W tym artykule dowiesz się o:
Tradycyjnie przed rozpoczęciem Wimbledonu odbyła się impreza, na której pojawiły się wszystkie czołowe zawodniczki. Dla fanów była to szansa na zobaczenie swoich ulubionych tenisistek w pełnym makijażu i kreacjach wieczorowych.
Już pierwszego dnia z turniejem pożegnał się Rafael Nadal, a jego katem okazał się Steve Darcis. Oczywiście była to spora niespodzianka, ale chyba nie takiego kalibru, jak to, co stało się później...
Kiedy z turnieju odpadł Nadal, wydawało się, że Roger Federer ma już stosunkowo łatwą drogę do półfinału.
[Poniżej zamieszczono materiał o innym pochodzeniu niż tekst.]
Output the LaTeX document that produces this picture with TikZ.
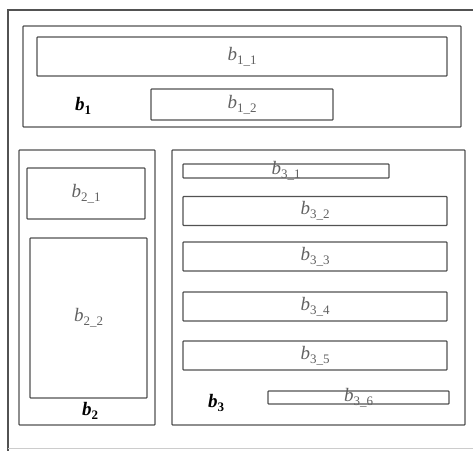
\documentclass[tikz,border=0pt]{standalone}
\usepackage{fontspec}
\setmainfont{Liberation Serif}
\usepackage{tikz}
\usetikzlibrary{positioning}

% part label: italic b with a lowered index
\newcommand{\partlbl}[2]{\textit{#1}\raisebox{-0.22em}{\fontsize{13}{13}\selectfont #2}}

\begin{document}
\begin{tikzpicture}[
    x=1pt, y=-1pt,
    box/.style={draw=black!68, line width=1.3pt, inner sep=0pt, rounded corners=0.8pt},
    lbl/.style={text=black!62, font=\fontsize{19}{22}\selectfont, inner sep=0pt},
    blk/.style={text=black, font=\fontsize{19}{22}\selectfont\bfseries, inner sep=0pt},
  ]
  \useasboundingbox (0,0) rectangle (473,450);

  % ---------- outer frame (right side cut off) ----------
  \draw[black!68, line width=1.3pt] (8,452) -- (8,10) -- (476,10);
  \draw[black!20, line width=0.8pt] (8,448) -- (473,448);

  % ---------- block b1 ----------
  \node[box, minimum width=438, minimum height=101] (b1) at (242,76.5) {};
  \node[box, minimum width=410, minimum height=39] (b11) at (242,56.5) {};
  \node[box, minimum width=182, minimum height=31] (b12) at (242,104.5) {};
  \node[lbl] at (b11) {\partlbl{b}{1\_1}};
  \node[lbl] at (b12) {\partlbl{b}{1\_2}};
  \node[blk] at (83,106) {\partlbl{b}{1}};

  % ---------- block b2 ----------
  \node[box, minimum width=136, minimum height=275] (b2) at (87,287.5) {};
  \node[box, minimum width=118, minimum height=51] (b21) at (86,193.5) {};
  \node[box, minimum width=117, minimum height=160] (b22) at (88.5,318) {};
  \node[lbl] at (b21) {\partlbl{b}{2\_1}};
  \node[lbl] at (b22) {\partlbl{b}{2\_2}};
  \node[blk] at (90,411) {\partlbl{b}{2}};

  % ---------- block b3 ----------
  \node[box, minimum width=293, minimum height=275] (b3) at (318.5,287.5) {};
  \node[box, minimum width=206, minimum height=14] (b31) at (286,171) {};
  \foreach \k/\yc in {2/211, 3/256.5, 4/306.5, 5/355.5}
    \node[box, minimum width=264, minimum height=29] (b3\k) at (315,\yc) {};
  \node[box, minimum width=181, minimum height=13] (b36) at (358.5,397.5) {};
  \foreach \k in {1,...,6}
    \node[lbl] at (b3\k) {\partlbl{b}{3\_\k}};
  \node[blk] at (216,403) {\partlbl{b}{3}};

\end{tikzpicture}
\end{document}
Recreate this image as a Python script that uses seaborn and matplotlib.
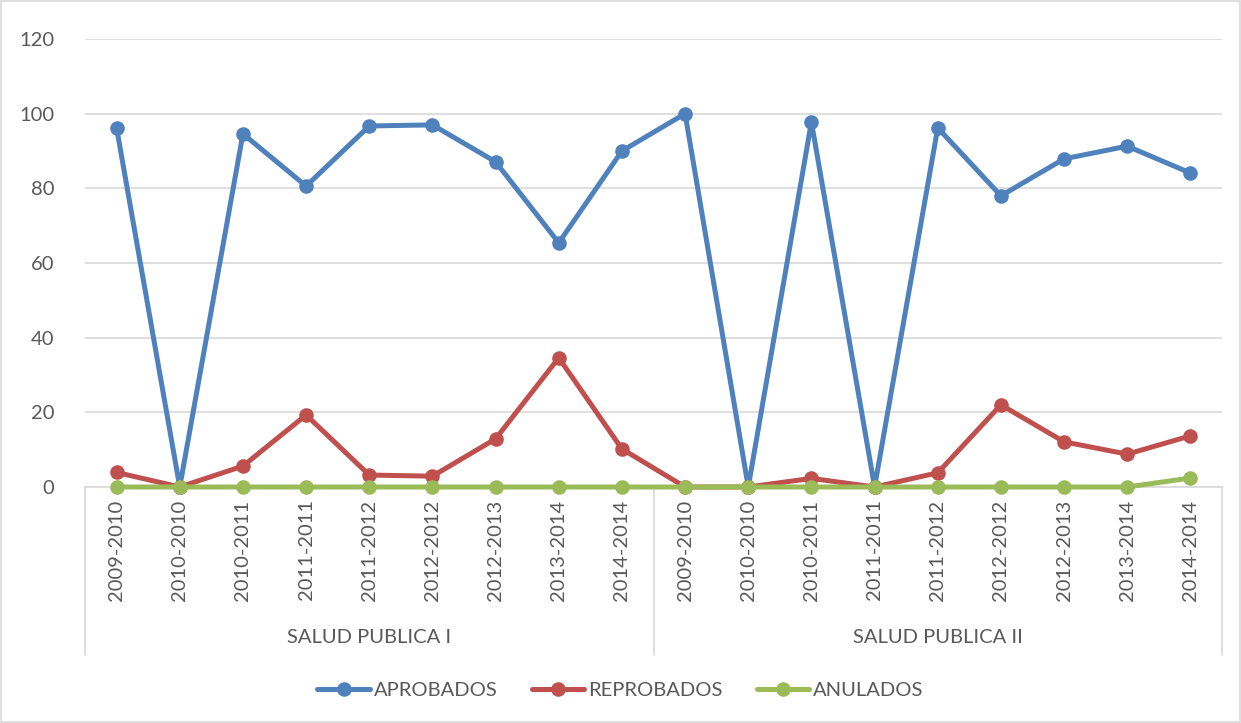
import numpy as np
import pandas as pd
import seaborn as sns
import matplotlib.pyplot as plt
import matplotlib.transforms as mtransforms
from matplotlib.patches import Rectangle

# data
periods = ['2009-2010', '2010-2010', '2010-2011', '2011-2011', '2011-2012',
           '2012-2012', '2012-2013', '2013-2014', '2014-2014']
groups = ['SALUD PUBLICA I', 'SALUD PUBLICA II']
aprobados = [96.2, 0, 94.6, 80.6, 96.7, 97.0, 87.1, 65.4, 90.0,
             100.0, 0, 97.8, 0, 96.2, 78.0, 87.9, 91.3, 84.1]
reprobados = [3.9, 0, 5.6, 19.3, 3.2, 2.9, 12.9, 34.6, 10.2,
              0, 0, 2.3, 0, 3.8, 22.0, 12.1, 8.8, 13.7]
anulados = [0, 0, 0, 0, 0, 0, 0, 0, 0,
            0, 0, 0, 0, 0, 0, 0, 0, 2.4]
series = ['APROBADOS', 'REPROBADOS', 'ANULADOS']
colors = ['#4F81BD', '#C0504D', '#9BBB59']

labels = periods * len(groups)
pos = np.arange(len(labels))
df = pd.DataFrame({'pos': pos, 'APROBADOS': aprobados,
                   'REPROBADOS': reprobados, 'ANULADOS': anulados})
long = df.melt(id_vars='pos', var_name='serie', value_name='valor')

sns.set_style('white')
plt.rcParams['font.family'] = ['Lato', 'DejaVu Sans']
txt = '#595959'
grid = '#D9D9D9'
fs = 14.5

fig = plt.figure(figsize=(12.41, 7.23), dpi=100)
ax = fig.add_axes([85 / 1241, (723 - 487) / 723, 1137 / 1241, 448 / 723])

sns.lineplot(data=long, x='pos', y='valor', hue='serie', hue_order=series,
             palette=colors, marker='o', markersize=10.5, markeredgewidth=0,
             linewidth=3.6, ax=ax, legend=False)
for ln in ax.lines:
    ln.set_clip_on(False)
    ln.set_zorder(3)

ax.set_xlim(-0.5, len(labels) - 0.5)
ax.set_ylim(0, 120)
ax.set_yticks(range(0, 121, 20))
ax.yaxis.grid(True, color=grid, linewidth=1.2)
ax.set_axisbelow(True)
for s in ['left', 'right', 'top']:
    ax.spines[s].set_visible(False)
ax.spines['bottom'].set_color(grid)
ax.spines['bottom'].set_linewidth(1.2)
ax.tick_params(axis='y', length=0, pad=22, labelsize=fs, labelcolor=txt)
ax.set_xticks(pos)
ax.set_xticklabels(labels, rotation=90, fontsize=fs, color=txt)
ax.tick_params(axis='x', length=0, pad=9)
ax.set_xlabel('')
ax.set_ylabel('')

# group axis
trans = mtransforms.blended_transform_factory(ax.transData, ax.transAxes)
for xb in [-0.5, len(periods) - 0.5, len(labels) - 0.5]:
    ax.plot([xb, xb], [0, -0.375], color=grid, linewidth=1.2,
            transform=trans, clip_on=False, zorder=1)
for i, g in enumerate(groups):
    xc = i * len(periods) + (len(periods) - 1) / 2
    ax.text(xc, -0.335, g, transform=trans, ha='center', va='center',
            fontsize=fs, color=txt)

# legend
handles = [plt.Line2D([], [], color=c, marker='o', markersize=10.5,
                      markeredgewidth=0, linewidth=3.6) for c in colors]
fig.legend(handles, series, loc='center', bbox_to_anchor=(0.5, 33 / 723),
           ncol=3, frameon=False, fontsize=fs, labelcolor=txt,
           handlelength=2.6, handletextpad=0.2, columnspacing=1.7)

fig.patches.append(Rectangle((0.001, 0.001), 0.998, 0.998, transform=fig.transFigure,
                             fill=False, edgecolor=grid, linewidth=1.2))

fig.savefig('out.png', dpi=100)
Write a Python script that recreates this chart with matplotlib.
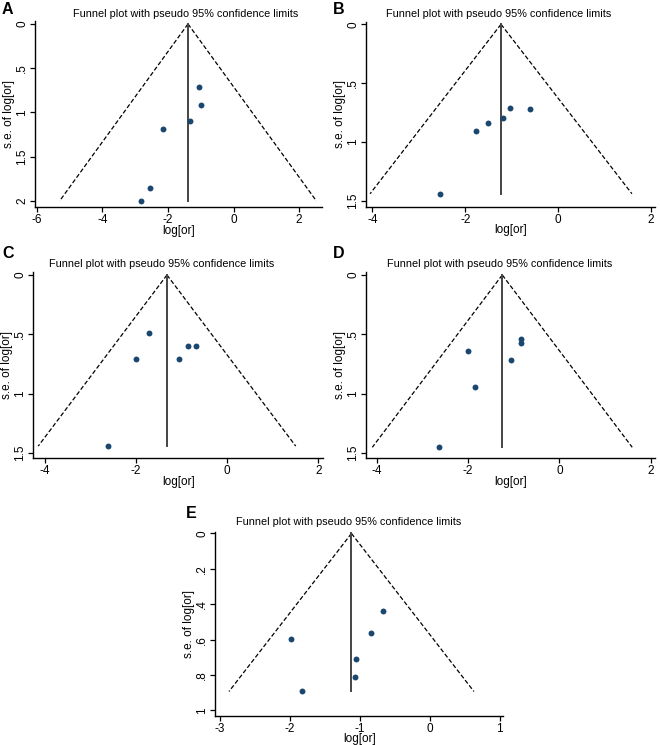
import numpy as np
import matplotlib.pyplot as plt

plt.rcParams['font.family'] = ['Liberation Sans', 'DejaVu Sans']

# log odds ratio and its standard error for each study, per panel
a_logor = [-1.04, -0.98, -1.34, -2.15, -2.56, -2.83]
a_se = [0.715, 0.92, 1.10, 1.19, 1.857, 2.0]
a_pooled = -1.39

b_logor = [-1.03, -0.60, -1.18, -1.52, -1.77, -2.54]
b_se = [0.71, 0.716, 0.80, 0.838, 0.906, 1.44]
b_pooled = -1.23

c_logor = [-1.71, -2.00, -1.06, -0.854, -0.686, -2.61]
c_se = [0.487, 0.71, 0.71, 0.594, 0.594, 1.44]
c_pooled = -1.32

d_logor = [-0.84, -0.85, -1.06, -2.01, -1.84, -2.63]
d_se = [0.54, 0.573, 0.716, 0.64, 0.944, 1.45]
d_pooled = -1.25

e_logor = [-0.676, -0.843, -1.986, -1.052, -1.067, -1.824]
e_se = [0.438, 0.564, 0.596, 0.712, 0.81, 0.893]
e_pooled = -1.12

W, H = 660, 745
fig = plt.figure(figsize=(W / 100, H / 100), dpi=100)


def fmt(v):
    s = ('%g' % v)
    if s.startswith('0.'):
        s = s[1:]
    return s


def funnel(letter, box, logor, se, pooled, xlim, ylim, xticks, yticks, title_xy, letter_xy):
    l, t, r, b = box
    ax = fig.add_axes([l / W, 1 - b / H, (r - l) / W, (b - t) / H])
    semax = max(se)
    dash = (0, (3.5, 1.8))
    ax.plot([pooled, pooled - 1.96 * semax], [0, semax], color='black', lw=0.9, ls=dash)
    ax.plot([pooled, pooled + 1.96 * semax], [0, semax], color='black', lw=0.9, ls=dash)
    ax.plot([pooled, pooled], [0, semax], color='#444444', lw=1.4)
    ax.scatter(logor, se, s=18, color='#1a476f', zorder=3, linewidths=0)
    ax.set_xlim(xlim)
    ax.set_ylim(ylim)
    ax.set_xticks(xticks)
    ax.set_xticklabels([fmt(v) for v in xticks])
    ax.set_yticks(yticks)
    ax.set_yticklabels([fmt(v) for v in yticks], rotation=90, va='center')
    ax.tick_params(length=3.5, width=0.9, labelsize=8.5, pad=1.5)
    for sp in ['top', 'right']:
        ax.spines[sp].set_visible(False)
    for sp in ['left', 'bottom']:
        ax.spines[sp].set_linewidth(1.0)
    ax.set_xlabel('log[or]', fontsize=8.5, labelpad=-1)
    ax.set_ylabel('s.e. of log[or]', fontsize=8.5, labelpad=1)
    fig.text(title_xy[0] / W, 1 - title_xy[1] / H,
             'Funnel plot with pseudo 95% confidence limits',
             ha='center', va='center', fontsize=7.8)
    fig.text(letter_xy[0] / W, 1 - letter_xy[1] / H, letter,
             ha='left', va='center', fontsize=11.5, fontweight='bold')
    return ax


funnel('A', (35, 21.3, 322, 207.2), a_logor, a_se, a_pooled,
       (-6.06, 2.70), (2.07, -0.03), [-6, -4, -2, 0, 2], [0, 0.5, 1, 1.5, 2],
       (185.5, 14), (2, 10))
funnel('B', (366, 21.7, 655, 206.7), b_logor, b_se, b_pooled,
       (-4.14, 2.09), (1.55, -0.022), [-4, -2, 0, 2], [0, 0.5, 1, 1.5],
       (498.8, 14), (333, 10))
funnel('C', (33.3, 272, 323, 458), c_logor, c_se, c_pooled,
       (-4.25, 2.10), (1.54, -0.025), [-4, -2, 0, 2], [0, 0.5, 1, 1.5],
       (161.2, 264), (2, 253))
funnel('D', (366, 272, 655, 458), d_logor, d_se, d_pooled,
       (-4.23, 2.09), (1.54, -0.025), [-4, -2, 0, 2], [0, 0.5, 1, 1.5],
       (499.8, 264), (333, 253))
funnel('E', (215, 531.7, 503.3, 715.7), e_logor, e_se, e_pooled,
       (-3.07, 1.05), (1.03, -0.01), [-3, -2, -1, 0, 1], [0, 0.2, 0.4, 0.6, 0.8, 1],
       (348.8, 522), (186, 513))

fig.savefig('out.png', dpi=100)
Maestro poległ jednak po czterosetowym boju z Serhijem Stachowskim. To zdecydowanie największa sensacja turnieju, szczególnie, że Ukrainiec w kolejnym meczu również pożegnał się z imprezą.
Wiktoria Azarenka doznała kontuzji w pierwszym meczu. Płacz Białorusinki i samo zdarzenie wyglądało groźnie. Była liderka rankingu dograła spotkanie, ale na kort już więcej nie wyszła, wycofała się z turnieju. Tego samego dnia zrezygnowali z gry lub kreczowali m.in. Jo-Wilfried Tsonga, Marin Cilić czy Jarosława Szwiedowa.
Tego samego dnia z Wimbledonem pożegnała się jedna z faworytek turnieju - Maria Szarapowa. W dwóch setach lepsza od Rosjanki okazała się Michelle Larcher de Brito. To spotkanie można opisać krótko: było głośno!
Pozytywnym bohaterem pierwszych dni turnieju był Dustin Brown. Jamajczyk z niemieckim paszportem bez straty seta przeszedł kwalifikacje, a następnie pokonał Guillermo Garcię i Lleytona Hewitta.
Urszula Radwańska pożegnała się z turniejem, ale wciąż o punkty (a raczej o ich obronę) walczy Agnieszka Radwańska. Krakowianka dopiero w III rundzie miała poważniejszy sprawdzian, który zdała i wciąż pozostaje w grze.
Jerzy Janowicz pobił swój ubiegłoroczny wyczyn i po znakomitym meczu z Nicolásem Almagro awansował do IV rundy. Ciężki mecz musiał rozegrać już w środę, kiedy jego rywalem był nieobliczalny Radek Stepanek. Czech poddał mecz w drugim secie.
Przegląd kończymy kankanem w wykonaniu Łukasza Kubota i mamy nadzieję, że kolejny tydzień zakończymy w równie dobrych humorach!